DATA SHOWN:
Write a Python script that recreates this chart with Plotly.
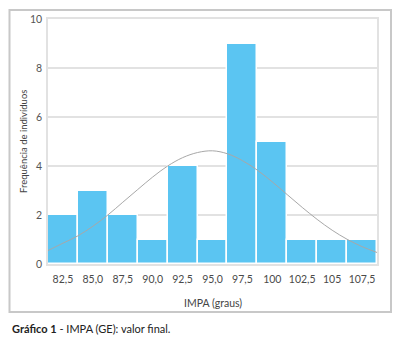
import plotly.graph_objects as go

# Data
categories = [82.5, 85.0, 87.5, 90.0, 92.5, 95.0, 97.5, 100.0, 102.5, 105.0, 107.5]
tick_labels = ["82,5", "85,0", "87,5", "90,0", "92,5", "95,0", "97,5", "100", "102,5", "105", "107,5"]
frequencies = [2, 3, 2, 1, 4, 1, 9, 5, 1, 1, 1]

# Normal curve
curve_x = [81.25, 82.5, 83.75, 85.0, 86.25, 87.5, 88.75, 90.0, 91.25, 92.5, 93.75, 95.0,
           96.25, 97.5, 98.75, 100.0, 101.25, 102.5, 103.75, 105.0, 106.25, 107.5, 108.75]
curve_y = [0.55, 0.85, 1.15, 1.54, 2.0, 2.52, 3.04, 3.55, 4.0, 4.34, 4.55, 4.62,
           4.5, 4.22, 3.83, 3.35, 2.83, 2.31, 1.82, 1.38, 1.01, 0.71, 0.47]

FONT = "Lato"

fig = go.Figure()
fig.add_trace(go.Bar(
    x=categories, y=frequencies, width=2.5,
    marker=dict(color="#5BC5F2", line=dict(color="white", width=1.5)),
    showlegend=False, hoverinfo="skip",
))
fig.add_trace(go.Scatter(
    x=curve_x, y=curve_y, mode="lines", line=dict(color="#a8a8a8", width=1, shape="spline"),
    showlegend=False, hoverinfo="skip",
))

L, R, T, B = 48, 23, 19, 74
W, H = 400, 338
pw, ph = W - L - R, H - T - B

def px(x):
    return (x - L) / pw

def py(y):
    return (H - B - y) / ph

fig.update_layout(
    width=W, height=H,
    margin=dict(l=L, r=R, t=T, b=B, pad=0),
    paper_bgcolor="white", plot_bgcolor="white",
    bargap=0,
    font=dict(family=FONT, size=11, color="#444"),
    xaxis=dict(
        range=[81.25, 108.75], tickvals=categories, ticktext=tick_labels,
        showgrid=False, zeroline=False, showline=True, linecolor="#e2e2e2", linewidth=1.5,
        mirror=True, ticks="", ticklabelstandoff=5,
        tickfont=dict(size=10.5, color="#4a4a4a", family=FONT),
    ),
    yaxis=dict(
        range=[0, 10], tickvals=[0, 2, 4, 6, 8, 10],
        showgrid=True, gridcolor="#e2e2e2", gridwidth=1.5,
        zeroline=False, showline=True, linecolor="#e2e2e2", linewidth=1.5, mirror=True,
        ticks="", ticklabelstandoff=2, tickfont=dict(size=10.5, color="#555", family=FONT),
    ),
    shapes=[dict(
        type="rect", xref="paper", yref="paper",
        x0=px(9.5), x1=px(391), y0=py(312), y1=py(10),
        line=dict(color="#c8c8c8", width=2), fillcolor="rgba(0,0,0,0)", layer="below",
    )],
    annotations=[
        dict(text="Frequência de indivíduos", textangle=-90, xref="paper", yref="paper",
             x=px(23), y=py(142), xanchor="center", yanchor="middle", showarrow=False,
             font=dict(size=9.5, color="#444", family=FONT)),
        dict(text="IMPA (graus)", xref="paper", yref="paper",
             x=0.5, y=py(303), xanchor="center", yanchor="middle", showarrow=False,
             font=dict(size=10.5, color="#444", family=FONT)),
        dict(text="<b>Gráfico 1</b> - IMPA (GE): valor final.", xref="paper", yref="paper",
             x=px(10), y=py(328), xanchor="left", yanchor="middle", showarrow=False,
             font=dict(size=11, color="#222", family=FONT)),
    ],
)

fig.write_html("out.html")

WHAT IS ASKED: Strip out the pictures and quote the remaining data word for word.

RESPONSE FOR THIS EXERCISE:
Write a Python script that recreates this chart with Plotly.
import plotly.graph_objects as go

# Data
categories = [82.5, 85.0, 87.5, 90.0, 92.5, 95.0, 97.5, 100.0, 102.5, 105.0, 107.5]
tick_labels = ["82,5", "85,0", "87,5", "90,0", "92,5", "95,0", "97,5", "100", "102,5", "105", "107,5"]
frequencies = [2, 3, 2, 1, 4, 1, 9, 5, 1, 1, 1]

# Normal curve
curve_x = [81.25, 82.5, 83.75, 85.0, 86.25, 87.5, 88.75, 90.0, 91.25, 92.5, 93.75, 95.0,
           96.25, 97.5, 98.75, 100.0, 101.25, 102.5, 103.75, 105.0, 106.25, 107.5, 108.75]
curve_y = [0.55, 0.85, 1.15, 1.54, 2.0, 2.52, 3.04, 3.55, 4.0, 4.34, 4.55, 4.62,
           4.5, 4.22, 3.83, 3.35, 2.83, 2.31, 1.82, 1.38, 1.01, 0.71, 0.47]

FONT = "Lato"

fig = go.Figure()
fig.add_trace(go.Bar(
    x=categories, y=frequencies, width=2.5,
    marker=dict(color="#5BC5F2", line=dict(color="white", width=1.5)),
    showlegend=False, hoverinfo="skip",
))
fig.add_trace(go.Scatter(
    x=curve_x, y=curve_y, mode="lines", line=dict(color="#a8a8a8", width=1, shape="spline"),
    showlegend=False, hoverinfo="skip",
))

L, R, T, B = 48, 23, 19, 74
W, H = 400, 338
pw, ph = W - L - R, H - T - B

def px(x):
    return (x - L) / pw

def py(y):
    return (H - B - y) / ph

fig.update_layout(
    width=W, height=H,
    margin=dict(l=L, r=R, t=T, b=B, pad=0),
    paper_bgcolor="white", plot_bgcolor="white",
    bargap=0,
    font=dict(family=FONT, size=11, color="#444"),
    xaxis=dict(
        range=[81.25, 108.75], tickvals=categories, ticktext=tick_labels,
        showgrid=False, zeroline=False, showline=True, linecolor="#e2e2e2", linewidth=1.5,
        mirror=True, ticks="", ticklabelstandoff=5,
        tickfont=dict(size=10.5, color="#4a4a4a", family=FONT),
    ),
    yaxis=dict(
        range=[0, 10], tickvals=[0, 2, 4, 6, 8, 10],
        showgrid=True, gridcolor="#e2e2e2", gridwidth=1.5,
        zeroline=False, showline=True, linecolor="#e2e2e2", linewidth=1.5, mirror=True,
        ticks="", ticklabelstandoff=2, tickfont=dict(size=10.5, color="#555", family=FONT),
    ),
    shapes=[dict(
        type="rect", xref="paper", yref="paper",
        x0=px(9.5), x1=px(391), y0=py(312), y1=py(10),
        line=dict(color="#c8c8c8", width=2), fillcolor="rgba(0,0,0,0)", layer="below",
    )],
    annotations=[
        dict(text="Frequência de indivíduos", textangle=-90, xref="paper", yref="paper",
             x=px(23), y=py(142), xanchor="center", yanchor="middle", showarrow=False,
             font=dict(size=9.5, color="#444", family=FONT)),
        dict(text="IMPA (graus)", xref="paper", yref="paper",
             x=0.5, y=py(303), xanchor="center", yanchor="middle", showarrow=False,
             font=dict(size=10.5, color="#444", family=FONT)),
        dict(text="<b>Gráfico 1</b> - IMPA (GE): valor final.", xref="paper", yref="paper",
             x=px(10), y=py(328), xanchor="left", yanchor="middle", showarrow=False,
             font=dict(size=11, color="#222", family=FONT)),
    ],
)

fig.write_html("out.html")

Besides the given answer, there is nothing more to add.